Sound Wave

If the self-gravity is ignorable, equation (2.35)

$$\frac{\partial \delta \rho}{\partial t}+\rho_0 \frac{\partial \delta u}{\partial x}=0,$$ (2.40)

and equation (2.37)

$$\rho_0 \frac{\partial \delta u}{\partial t}= -c_{is}^2\frac{\partial \delta \rho}{\partial x},$$ (2.41)

where we assumed the gas is isothermal, these two equations describe the propagation and growth of perturbations. If the gas acts adiabatically, replace $c_{is}$ with $c_s$.

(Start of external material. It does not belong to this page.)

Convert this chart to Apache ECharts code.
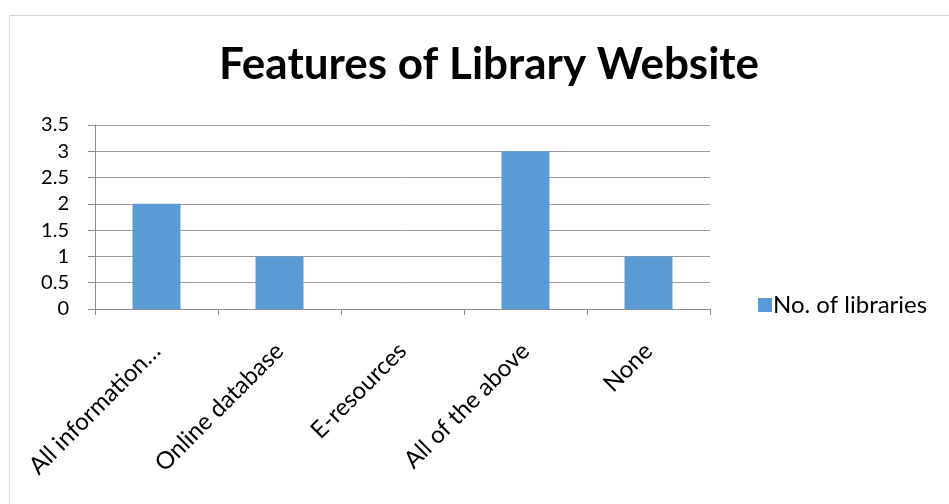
<!DOCTYPE html>
<html>
<head>
<meta charset="utf-8">
<script src="https://cdn.jsdelivr.net/npm/echarts@6/dist/echarts.min.js"></script>
<style>
html,body{margin:0;padding:0;background:#fff;}
#chart{width:949px;height:504px;}
</style>
</head>
<body>
<div id="chart"></div>
<script>
const categories = ["All information\u2026", "Online database", "E-resources", "All of the above", "None"];
const values = [2, 1, 0, 3, 1];
const seriesName = "No. of libraries";
const titleText = "Features of Library Website";
const yMin = 0, yMax = 3.5, yStep = 0.5;

const chart = echarts.init(document.getElementById('chart'), null, {renderer: 'canvas'});
const font = 'Lato, "Open Sans", sans-serif';
chart.setOption({
  animation: false,
  backgroundColor: '#fff',
  graphic: [{
    type: 'rect', silent: true,
    shape: {x: 9.5, y: 15.5, width: 1200, height: 1200},
    style: {fill: 'none', stroke: '#d4d4d4', lineWidth: 1}
  }],
  title: {
    text: titleText, left: 484, top: 38, textAlign: 'center',
    textStyle: {fontFamily: font, fontWeight: 'bold', fontSize: 44, color: '#000'}
  },
  legend: {
    data: [seriesName], left: 753, top: 288, orient: 'vertical',
    icon: 'rect', itemWidth: 14, itemHeight: 14, itemGap: 0,
    textStyle: {fontFamily: font, fontSize: 24, color: '#000', padding: [0, 0, 0, -4]}
  },
  grid: {left: 95, right: 239, top: 125, bottom: 195},
  xAxis: {
    type: 'category', data: categories,
    axisLine: {lineStyle: {color: '#8c8c8c', width: 1}},
    axisTick: {show: true, length: 6, lineStyle: {color: '#8c8c8c'}},
    axisLabel: {rotate: 45, margin: 38, interval: 0, fontFamily: font, fontSize: 24, color: '#000'}
  },
  yAxis: {
    type: 'value', min: yMin, max: yMax, interval: yStep,
    axisLine: {show: true, lineStyle: {color: '#8c8c8c', width: 1}},
    axisTick: {show: true, length: 7, lineStyle: {color: '#8c8c8c'}},
    splitLine: {lineStyle: {color: '#9a9a9a', width: 1}},
    axisLabel: {margin: 26, fontFamily: font, fontSize: 20, color: '#000'}
  },
  series: [{
    name: seriesName, type: 'bar', data: values, barWidth: '39%',
    itemStyle: {color: '#5b9bd5'}
  }]
});
</script>
</body>
</html>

Making $\partial /\partial x\times$(2.40) and $\partial /\partial t\times$(2.41) vanishes $\delta \rho$ and we obtain

$$\frac{\partial^2 \delta u}{\partial t^2}-c_{is}^2\frac{\partial^2 \delta u}{\partial x^2}=0.$$ (2.42)

Since this leads to

$$\frac{\partial \delta u}{\partial t}-c_{is}\frac{\partial \delta u}{\partial x} = 0,$$ (2.43)

$$\frac{\partial \delta u}{\partial t}+c_{is}\frac{\partial \delta u}{\partial x} = 0,$$ (2.44)

equation (2.42) has a solution that a wave propagates with a phase velocity of $\pm c_s$. Since the displacement ( $\propto \delta u$) is parallel to the propagation direction $x$, and the restoring force comes from the pressure, this seems the sound wave.